**To be done**
Give again, word for word, each line from the top of the listing through the line that holds "import plotly.graph_objects as go".
>> START Input for this task
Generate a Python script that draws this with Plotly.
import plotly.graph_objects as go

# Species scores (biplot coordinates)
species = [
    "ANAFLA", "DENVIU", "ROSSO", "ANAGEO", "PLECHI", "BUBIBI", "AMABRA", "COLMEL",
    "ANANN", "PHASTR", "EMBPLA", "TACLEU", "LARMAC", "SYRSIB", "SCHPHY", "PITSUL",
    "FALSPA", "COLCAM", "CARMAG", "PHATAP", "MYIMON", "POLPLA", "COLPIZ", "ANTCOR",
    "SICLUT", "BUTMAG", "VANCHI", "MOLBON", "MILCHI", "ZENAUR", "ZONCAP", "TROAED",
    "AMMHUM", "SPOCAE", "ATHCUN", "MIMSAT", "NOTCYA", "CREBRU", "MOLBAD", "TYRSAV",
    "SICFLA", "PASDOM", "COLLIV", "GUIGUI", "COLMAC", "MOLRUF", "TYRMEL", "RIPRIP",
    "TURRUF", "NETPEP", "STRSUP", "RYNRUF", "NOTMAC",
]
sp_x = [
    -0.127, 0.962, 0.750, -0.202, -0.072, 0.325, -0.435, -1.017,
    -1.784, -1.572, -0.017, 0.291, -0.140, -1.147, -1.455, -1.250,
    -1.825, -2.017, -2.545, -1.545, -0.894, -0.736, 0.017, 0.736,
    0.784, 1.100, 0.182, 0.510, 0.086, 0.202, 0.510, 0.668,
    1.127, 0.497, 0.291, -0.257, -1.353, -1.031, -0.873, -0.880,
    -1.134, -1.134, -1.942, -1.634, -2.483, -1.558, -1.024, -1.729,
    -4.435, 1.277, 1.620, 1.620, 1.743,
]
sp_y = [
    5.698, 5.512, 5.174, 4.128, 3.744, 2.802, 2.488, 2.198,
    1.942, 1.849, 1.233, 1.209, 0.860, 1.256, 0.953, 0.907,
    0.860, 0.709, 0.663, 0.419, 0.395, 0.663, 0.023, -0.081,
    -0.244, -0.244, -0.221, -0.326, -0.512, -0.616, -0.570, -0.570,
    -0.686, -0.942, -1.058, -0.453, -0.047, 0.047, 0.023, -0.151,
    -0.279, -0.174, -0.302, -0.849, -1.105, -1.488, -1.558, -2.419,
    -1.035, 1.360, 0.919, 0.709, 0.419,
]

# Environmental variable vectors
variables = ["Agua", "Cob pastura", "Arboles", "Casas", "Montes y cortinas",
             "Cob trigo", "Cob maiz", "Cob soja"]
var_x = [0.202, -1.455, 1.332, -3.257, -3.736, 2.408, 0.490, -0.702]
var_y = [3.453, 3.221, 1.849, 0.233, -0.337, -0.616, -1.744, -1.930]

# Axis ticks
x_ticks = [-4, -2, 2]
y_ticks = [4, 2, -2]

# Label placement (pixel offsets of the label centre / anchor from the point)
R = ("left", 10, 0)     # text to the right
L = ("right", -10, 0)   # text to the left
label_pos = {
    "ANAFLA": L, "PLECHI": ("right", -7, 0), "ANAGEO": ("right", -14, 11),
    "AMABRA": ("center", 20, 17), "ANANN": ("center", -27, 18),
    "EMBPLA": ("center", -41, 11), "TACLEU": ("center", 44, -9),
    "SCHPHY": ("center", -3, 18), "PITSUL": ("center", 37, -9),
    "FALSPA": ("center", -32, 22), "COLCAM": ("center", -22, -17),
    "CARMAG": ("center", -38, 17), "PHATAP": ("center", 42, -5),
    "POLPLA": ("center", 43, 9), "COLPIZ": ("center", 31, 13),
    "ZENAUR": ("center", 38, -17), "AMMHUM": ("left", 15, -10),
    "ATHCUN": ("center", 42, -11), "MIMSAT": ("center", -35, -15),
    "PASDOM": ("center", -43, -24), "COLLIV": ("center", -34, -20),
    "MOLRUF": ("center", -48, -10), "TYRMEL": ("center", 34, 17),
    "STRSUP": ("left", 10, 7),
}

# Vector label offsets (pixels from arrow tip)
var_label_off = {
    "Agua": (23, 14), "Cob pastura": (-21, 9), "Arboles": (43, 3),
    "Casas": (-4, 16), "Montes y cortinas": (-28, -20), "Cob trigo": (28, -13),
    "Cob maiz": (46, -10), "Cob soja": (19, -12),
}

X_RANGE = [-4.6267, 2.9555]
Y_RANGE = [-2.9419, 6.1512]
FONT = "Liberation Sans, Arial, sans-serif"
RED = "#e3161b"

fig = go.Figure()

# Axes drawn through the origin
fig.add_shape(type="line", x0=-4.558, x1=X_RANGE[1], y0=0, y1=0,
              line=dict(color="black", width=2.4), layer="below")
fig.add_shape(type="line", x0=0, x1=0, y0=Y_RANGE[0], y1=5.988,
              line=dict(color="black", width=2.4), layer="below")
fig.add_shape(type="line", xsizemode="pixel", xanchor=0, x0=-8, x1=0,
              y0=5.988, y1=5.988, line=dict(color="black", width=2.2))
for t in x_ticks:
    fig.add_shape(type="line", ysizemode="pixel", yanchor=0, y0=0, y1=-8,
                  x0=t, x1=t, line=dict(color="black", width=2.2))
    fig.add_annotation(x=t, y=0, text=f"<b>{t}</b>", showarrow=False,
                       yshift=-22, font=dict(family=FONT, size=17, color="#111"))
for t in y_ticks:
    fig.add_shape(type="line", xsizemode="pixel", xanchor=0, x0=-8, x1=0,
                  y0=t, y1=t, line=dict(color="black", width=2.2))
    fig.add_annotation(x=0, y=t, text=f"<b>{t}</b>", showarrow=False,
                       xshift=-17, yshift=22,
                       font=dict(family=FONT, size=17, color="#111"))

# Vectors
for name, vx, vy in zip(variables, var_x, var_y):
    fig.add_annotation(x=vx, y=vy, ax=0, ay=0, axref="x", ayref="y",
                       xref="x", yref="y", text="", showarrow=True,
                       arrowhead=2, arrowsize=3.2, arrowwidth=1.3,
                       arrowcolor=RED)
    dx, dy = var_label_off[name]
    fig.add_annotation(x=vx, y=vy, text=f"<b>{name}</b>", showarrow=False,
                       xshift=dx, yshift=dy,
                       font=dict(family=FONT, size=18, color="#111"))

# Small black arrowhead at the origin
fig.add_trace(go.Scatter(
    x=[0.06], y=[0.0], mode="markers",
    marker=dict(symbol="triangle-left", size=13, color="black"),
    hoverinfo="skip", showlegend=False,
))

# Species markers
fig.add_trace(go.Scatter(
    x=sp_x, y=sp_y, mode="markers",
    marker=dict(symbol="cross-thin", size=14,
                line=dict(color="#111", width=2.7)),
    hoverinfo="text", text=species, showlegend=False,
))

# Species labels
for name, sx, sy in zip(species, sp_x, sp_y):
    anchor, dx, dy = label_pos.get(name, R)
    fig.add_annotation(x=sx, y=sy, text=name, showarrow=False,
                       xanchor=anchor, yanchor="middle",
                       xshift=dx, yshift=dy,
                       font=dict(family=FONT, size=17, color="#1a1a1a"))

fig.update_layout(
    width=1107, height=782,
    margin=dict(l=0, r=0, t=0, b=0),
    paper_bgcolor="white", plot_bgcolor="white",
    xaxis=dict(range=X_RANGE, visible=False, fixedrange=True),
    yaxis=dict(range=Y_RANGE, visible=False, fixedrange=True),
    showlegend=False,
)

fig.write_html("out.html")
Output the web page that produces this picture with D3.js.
>> END Input for this task
**Solution to this problem**
Generate a Python script that draws this with Plotly.
import plotly.graph_objects as go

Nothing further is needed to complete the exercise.